Code that draws figures
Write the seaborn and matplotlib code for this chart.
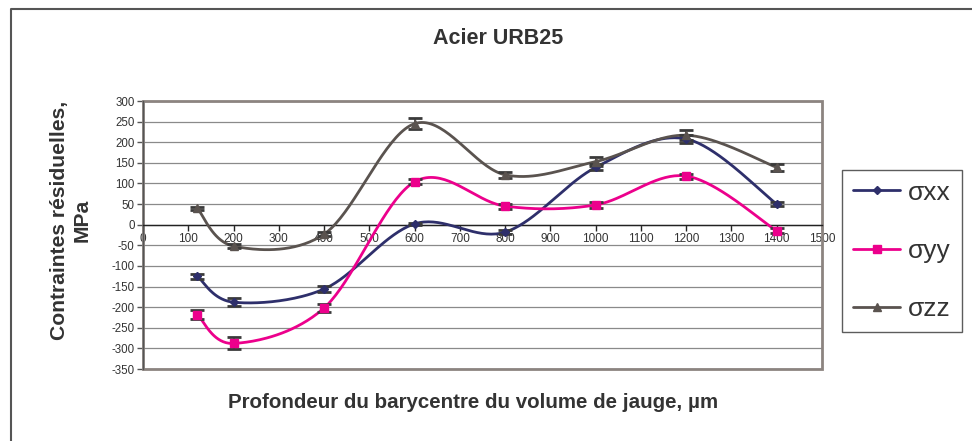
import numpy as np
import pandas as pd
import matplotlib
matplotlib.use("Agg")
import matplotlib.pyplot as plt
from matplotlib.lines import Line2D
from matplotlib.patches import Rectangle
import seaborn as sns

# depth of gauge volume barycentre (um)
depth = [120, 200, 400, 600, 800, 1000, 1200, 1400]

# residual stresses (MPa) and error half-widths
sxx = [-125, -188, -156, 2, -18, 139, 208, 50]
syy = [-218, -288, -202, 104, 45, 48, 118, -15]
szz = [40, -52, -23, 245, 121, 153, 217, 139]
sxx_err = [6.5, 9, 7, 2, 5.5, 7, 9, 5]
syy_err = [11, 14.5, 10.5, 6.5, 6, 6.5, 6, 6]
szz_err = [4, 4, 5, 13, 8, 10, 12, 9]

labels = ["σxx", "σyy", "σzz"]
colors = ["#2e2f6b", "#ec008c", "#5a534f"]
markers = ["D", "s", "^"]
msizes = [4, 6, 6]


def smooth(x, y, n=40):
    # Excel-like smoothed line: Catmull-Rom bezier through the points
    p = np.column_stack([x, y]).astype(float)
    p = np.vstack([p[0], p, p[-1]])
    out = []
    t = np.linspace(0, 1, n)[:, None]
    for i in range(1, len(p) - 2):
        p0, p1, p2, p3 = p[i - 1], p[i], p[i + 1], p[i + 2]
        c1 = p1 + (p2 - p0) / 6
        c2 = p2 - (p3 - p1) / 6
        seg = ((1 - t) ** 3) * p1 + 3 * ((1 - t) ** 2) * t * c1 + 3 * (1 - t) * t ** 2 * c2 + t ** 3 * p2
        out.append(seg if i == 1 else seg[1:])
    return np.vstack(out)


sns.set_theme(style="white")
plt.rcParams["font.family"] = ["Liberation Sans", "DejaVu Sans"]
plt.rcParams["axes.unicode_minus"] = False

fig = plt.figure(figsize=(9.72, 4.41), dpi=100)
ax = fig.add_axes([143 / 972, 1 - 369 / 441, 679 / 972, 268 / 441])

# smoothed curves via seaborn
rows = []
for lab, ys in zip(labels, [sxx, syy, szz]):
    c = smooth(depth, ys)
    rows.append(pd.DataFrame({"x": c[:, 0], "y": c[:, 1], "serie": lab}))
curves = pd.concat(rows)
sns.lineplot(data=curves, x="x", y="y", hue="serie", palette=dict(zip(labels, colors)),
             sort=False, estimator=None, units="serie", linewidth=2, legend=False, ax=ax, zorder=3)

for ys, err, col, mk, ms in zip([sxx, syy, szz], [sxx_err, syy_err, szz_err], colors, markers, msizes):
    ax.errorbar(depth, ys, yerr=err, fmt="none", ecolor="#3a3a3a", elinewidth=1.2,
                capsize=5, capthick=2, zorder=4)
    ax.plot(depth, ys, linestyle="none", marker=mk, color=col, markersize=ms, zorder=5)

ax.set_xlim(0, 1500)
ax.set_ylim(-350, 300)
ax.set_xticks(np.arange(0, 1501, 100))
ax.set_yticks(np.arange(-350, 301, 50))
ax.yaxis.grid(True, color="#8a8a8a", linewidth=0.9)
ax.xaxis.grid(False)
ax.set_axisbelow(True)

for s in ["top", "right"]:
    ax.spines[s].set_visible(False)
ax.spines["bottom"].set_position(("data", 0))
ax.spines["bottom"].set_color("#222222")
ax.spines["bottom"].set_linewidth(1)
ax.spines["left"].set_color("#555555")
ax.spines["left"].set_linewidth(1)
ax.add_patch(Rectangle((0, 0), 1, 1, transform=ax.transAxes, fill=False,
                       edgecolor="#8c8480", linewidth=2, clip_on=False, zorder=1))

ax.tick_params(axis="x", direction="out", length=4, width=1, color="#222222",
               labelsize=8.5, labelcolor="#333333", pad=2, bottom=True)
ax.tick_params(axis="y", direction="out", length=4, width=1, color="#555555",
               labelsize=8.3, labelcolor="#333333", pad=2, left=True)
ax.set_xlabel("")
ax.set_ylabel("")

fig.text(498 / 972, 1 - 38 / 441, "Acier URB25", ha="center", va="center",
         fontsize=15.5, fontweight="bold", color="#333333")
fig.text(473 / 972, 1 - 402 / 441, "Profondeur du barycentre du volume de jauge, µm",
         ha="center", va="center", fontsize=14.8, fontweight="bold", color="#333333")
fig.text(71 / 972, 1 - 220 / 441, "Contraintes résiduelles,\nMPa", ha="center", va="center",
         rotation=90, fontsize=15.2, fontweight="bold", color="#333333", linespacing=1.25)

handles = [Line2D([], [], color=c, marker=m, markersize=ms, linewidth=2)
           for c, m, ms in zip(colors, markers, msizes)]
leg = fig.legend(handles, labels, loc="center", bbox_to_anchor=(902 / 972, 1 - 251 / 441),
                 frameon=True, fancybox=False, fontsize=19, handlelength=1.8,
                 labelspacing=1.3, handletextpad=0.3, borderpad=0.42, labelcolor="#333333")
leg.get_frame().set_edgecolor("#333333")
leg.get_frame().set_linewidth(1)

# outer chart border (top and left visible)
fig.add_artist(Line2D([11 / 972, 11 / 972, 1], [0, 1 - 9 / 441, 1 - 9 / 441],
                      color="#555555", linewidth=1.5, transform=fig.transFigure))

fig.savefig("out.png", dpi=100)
--
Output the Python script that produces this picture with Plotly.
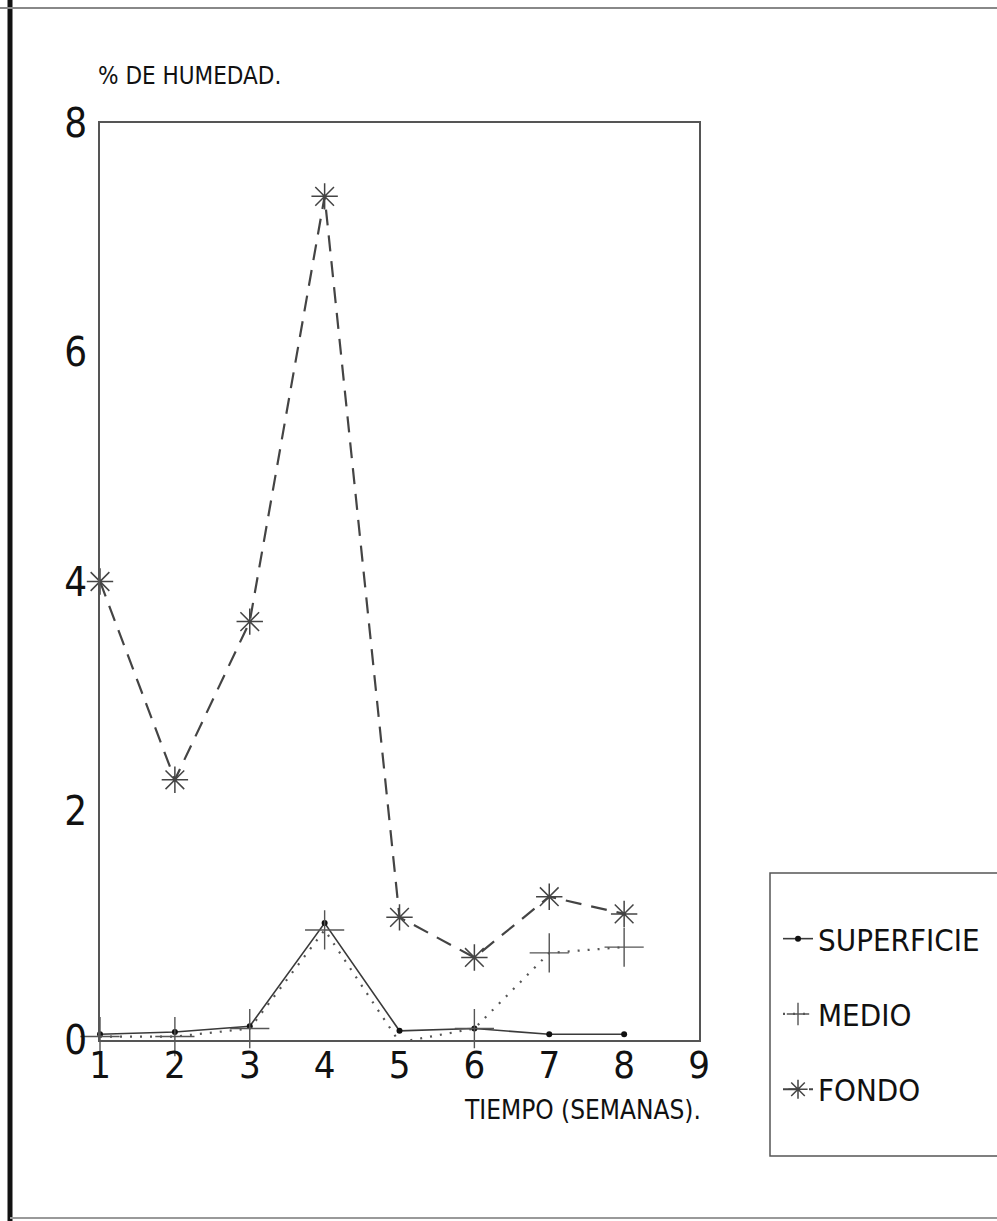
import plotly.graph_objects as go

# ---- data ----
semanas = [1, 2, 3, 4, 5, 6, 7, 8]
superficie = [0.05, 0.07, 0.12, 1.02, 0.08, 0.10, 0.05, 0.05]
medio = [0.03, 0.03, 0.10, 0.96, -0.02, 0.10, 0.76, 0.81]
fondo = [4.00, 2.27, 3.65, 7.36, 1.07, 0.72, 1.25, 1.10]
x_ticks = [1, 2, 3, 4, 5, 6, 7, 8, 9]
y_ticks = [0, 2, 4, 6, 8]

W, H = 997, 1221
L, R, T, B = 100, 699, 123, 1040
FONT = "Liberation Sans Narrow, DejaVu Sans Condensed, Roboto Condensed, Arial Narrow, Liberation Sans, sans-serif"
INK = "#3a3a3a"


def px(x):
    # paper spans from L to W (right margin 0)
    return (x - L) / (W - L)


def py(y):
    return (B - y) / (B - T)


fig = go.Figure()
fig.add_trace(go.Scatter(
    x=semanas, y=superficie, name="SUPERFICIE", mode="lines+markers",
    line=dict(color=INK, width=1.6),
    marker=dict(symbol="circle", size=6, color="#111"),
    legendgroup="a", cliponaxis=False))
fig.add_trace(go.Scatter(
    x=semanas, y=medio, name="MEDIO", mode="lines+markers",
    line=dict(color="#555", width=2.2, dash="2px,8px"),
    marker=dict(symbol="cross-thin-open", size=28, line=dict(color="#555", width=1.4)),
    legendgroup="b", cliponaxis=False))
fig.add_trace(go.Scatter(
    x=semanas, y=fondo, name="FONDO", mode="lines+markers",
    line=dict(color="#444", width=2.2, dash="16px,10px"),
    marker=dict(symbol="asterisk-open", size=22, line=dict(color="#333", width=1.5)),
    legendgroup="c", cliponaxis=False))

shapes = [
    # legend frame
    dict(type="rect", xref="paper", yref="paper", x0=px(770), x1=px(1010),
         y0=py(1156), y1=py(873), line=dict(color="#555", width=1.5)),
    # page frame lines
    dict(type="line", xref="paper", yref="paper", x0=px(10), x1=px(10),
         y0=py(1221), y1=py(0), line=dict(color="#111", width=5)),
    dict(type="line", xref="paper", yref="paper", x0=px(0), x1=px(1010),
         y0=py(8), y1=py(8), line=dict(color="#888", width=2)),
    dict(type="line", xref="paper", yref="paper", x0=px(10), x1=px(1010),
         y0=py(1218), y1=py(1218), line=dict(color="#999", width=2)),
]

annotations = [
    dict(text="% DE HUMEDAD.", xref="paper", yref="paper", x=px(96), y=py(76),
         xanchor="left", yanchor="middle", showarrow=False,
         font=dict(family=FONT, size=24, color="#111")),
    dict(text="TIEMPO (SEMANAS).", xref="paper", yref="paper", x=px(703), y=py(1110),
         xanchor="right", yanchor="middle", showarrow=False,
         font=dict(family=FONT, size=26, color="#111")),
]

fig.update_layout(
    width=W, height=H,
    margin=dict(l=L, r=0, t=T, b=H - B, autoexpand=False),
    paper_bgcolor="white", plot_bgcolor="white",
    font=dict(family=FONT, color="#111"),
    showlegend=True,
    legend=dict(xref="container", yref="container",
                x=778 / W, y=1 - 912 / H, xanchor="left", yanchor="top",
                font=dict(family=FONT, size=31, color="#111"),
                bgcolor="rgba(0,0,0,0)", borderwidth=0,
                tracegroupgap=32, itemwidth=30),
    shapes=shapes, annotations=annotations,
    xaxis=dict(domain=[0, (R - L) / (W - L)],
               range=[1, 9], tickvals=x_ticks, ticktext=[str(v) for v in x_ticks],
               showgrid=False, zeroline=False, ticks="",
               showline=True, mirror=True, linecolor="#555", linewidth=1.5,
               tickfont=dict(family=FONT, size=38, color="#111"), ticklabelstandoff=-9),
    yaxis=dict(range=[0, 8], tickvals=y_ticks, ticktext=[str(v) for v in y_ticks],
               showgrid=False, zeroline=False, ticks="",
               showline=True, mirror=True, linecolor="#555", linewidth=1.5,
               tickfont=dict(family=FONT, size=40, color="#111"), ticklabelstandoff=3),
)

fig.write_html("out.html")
==
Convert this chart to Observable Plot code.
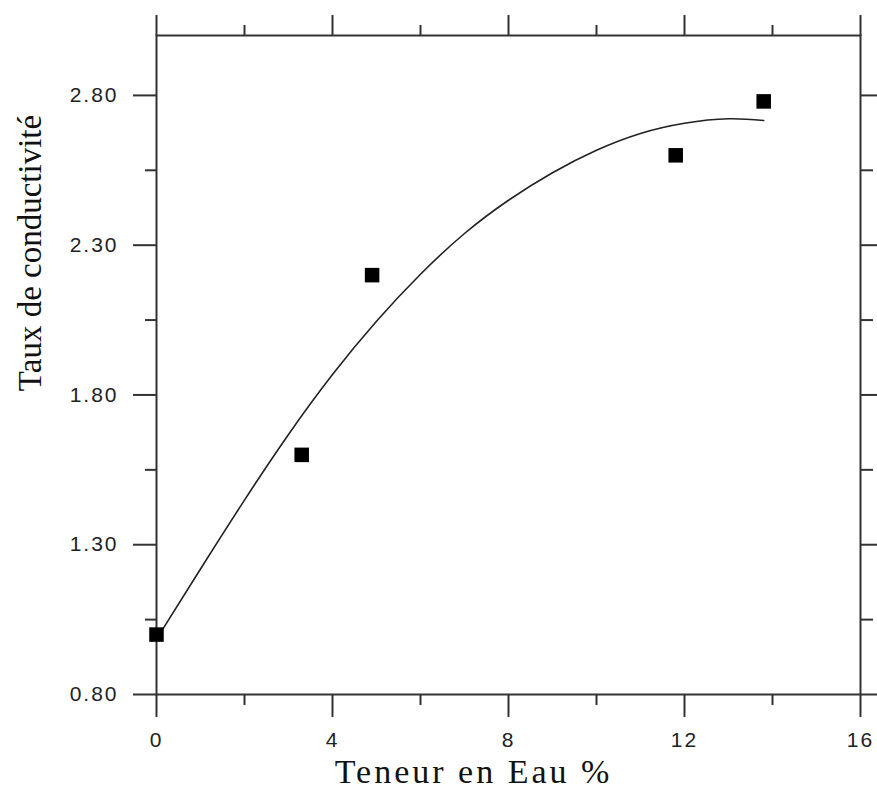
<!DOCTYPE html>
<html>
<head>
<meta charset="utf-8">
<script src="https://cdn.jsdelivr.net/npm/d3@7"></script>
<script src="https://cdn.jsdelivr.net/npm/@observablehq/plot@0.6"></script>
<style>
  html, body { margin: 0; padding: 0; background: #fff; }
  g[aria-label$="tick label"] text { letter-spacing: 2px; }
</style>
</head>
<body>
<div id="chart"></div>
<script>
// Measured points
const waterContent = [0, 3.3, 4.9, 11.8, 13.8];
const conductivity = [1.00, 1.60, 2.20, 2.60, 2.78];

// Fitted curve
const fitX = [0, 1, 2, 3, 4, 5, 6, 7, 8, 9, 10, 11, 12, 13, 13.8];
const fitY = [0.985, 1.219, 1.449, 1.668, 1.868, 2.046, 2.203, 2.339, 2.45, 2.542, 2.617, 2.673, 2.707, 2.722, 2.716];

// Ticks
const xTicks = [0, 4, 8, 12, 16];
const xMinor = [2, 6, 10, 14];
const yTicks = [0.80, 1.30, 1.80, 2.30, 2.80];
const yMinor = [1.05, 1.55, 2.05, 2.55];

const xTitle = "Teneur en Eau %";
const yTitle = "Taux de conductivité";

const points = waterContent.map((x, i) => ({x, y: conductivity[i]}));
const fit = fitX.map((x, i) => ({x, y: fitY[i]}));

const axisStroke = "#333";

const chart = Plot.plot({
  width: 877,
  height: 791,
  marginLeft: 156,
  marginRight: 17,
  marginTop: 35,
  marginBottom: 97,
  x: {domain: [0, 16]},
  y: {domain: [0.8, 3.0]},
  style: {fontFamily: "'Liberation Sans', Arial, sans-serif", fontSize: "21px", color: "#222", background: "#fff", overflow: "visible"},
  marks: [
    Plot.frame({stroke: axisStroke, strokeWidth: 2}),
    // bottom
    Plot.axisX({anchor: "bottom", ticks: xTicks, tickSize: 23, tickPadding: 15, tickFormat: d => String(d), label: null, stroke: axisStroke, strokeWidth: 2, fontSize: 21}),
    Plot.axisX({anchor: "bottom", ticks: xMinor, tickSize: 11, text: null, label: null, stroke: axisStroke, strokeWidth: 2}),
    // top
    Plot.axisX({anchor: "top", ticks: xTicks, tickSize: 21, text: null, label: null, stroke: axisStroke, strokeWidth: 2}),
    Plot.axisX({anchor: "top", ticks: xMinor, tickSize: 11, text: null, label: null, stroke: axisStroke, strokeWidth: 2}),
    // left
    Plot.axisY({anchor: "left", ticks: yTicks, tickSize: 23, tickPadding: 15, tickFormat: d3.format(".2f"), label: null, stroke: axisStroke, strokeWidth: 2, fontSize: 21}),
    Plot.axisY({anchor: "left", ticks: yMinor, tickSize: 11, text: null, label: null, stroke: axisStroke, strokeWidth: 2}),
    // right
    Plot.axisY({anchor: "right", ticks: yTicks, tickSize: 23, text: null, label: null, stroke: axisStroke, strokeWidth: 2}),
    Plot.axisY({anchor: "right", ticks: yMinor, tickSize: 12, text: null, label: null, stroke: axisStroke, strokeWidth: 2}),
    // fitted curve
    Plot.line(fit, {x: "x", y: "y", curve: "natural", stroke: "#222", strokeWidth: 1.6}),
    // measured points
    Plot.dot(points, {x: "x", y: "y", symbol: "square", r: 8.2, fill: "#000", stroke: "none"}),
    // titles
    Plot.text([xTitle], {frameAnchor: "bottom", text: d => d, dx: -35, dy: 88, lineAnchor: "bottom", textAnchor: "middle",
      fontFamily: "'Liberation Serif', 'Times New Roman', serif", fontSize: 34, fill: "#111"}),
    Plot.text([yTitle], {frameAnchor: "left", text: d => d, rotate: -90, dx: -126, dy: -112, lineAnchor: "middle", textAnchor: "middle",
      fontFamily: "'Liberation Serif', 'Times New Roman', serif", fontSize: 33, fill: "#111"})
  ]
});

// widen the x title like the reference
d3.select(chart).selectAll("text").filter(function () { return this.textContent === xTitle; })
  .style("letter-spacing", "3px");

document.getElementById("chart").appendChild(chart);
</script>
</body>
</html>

**WHAT THE TASK ASKS:**
Set down, without pictures, the lines between the line holding "Write the seaborn" and the line holding "msizes = [4, 6, 6]", both inclusive.

**WORKED ANSWER:**
Write the seaborn and matplotlib code for this chart.
import numpy as np
import pandas as pd
import matplotlib
matplotlib.use("Agg")
import matplotlib.pyplot as plt
from matplotlib.lines import Line2D
from matplotlib.patches import Rectangle
import seaborn as sns

# depth of gauge volume barycentre (um)
depth = [120, 200, 400, 600, 800, 1000, 1200, 1400]

# residual stresses (MPa) and error half-widths
sxx = [-125, -188, -156, 2, -18, 139, 208, 50]
syy = [-218, -288, -202, 104, 45, 48, 118, -15]
szz = [40, -52, -23, 245, 121, 153, 217, 139]
sxx_err = [6.5, 9, 7, 2, 5.5, 7, 9, 5]
syy_err = [11, 14.5, 10.5, 6.5, 6, 6.5, 6, 6]
szz_err = [4, 4, 5, 13, 8, 10, 12, 9]

labels = ["σxx", "σyy", "σzz"]
colors = ["#2e2f6b", "#ec008c", "#5a534f"]
markers = ["D", "s", "^"]
msizes = [4, 6, 6]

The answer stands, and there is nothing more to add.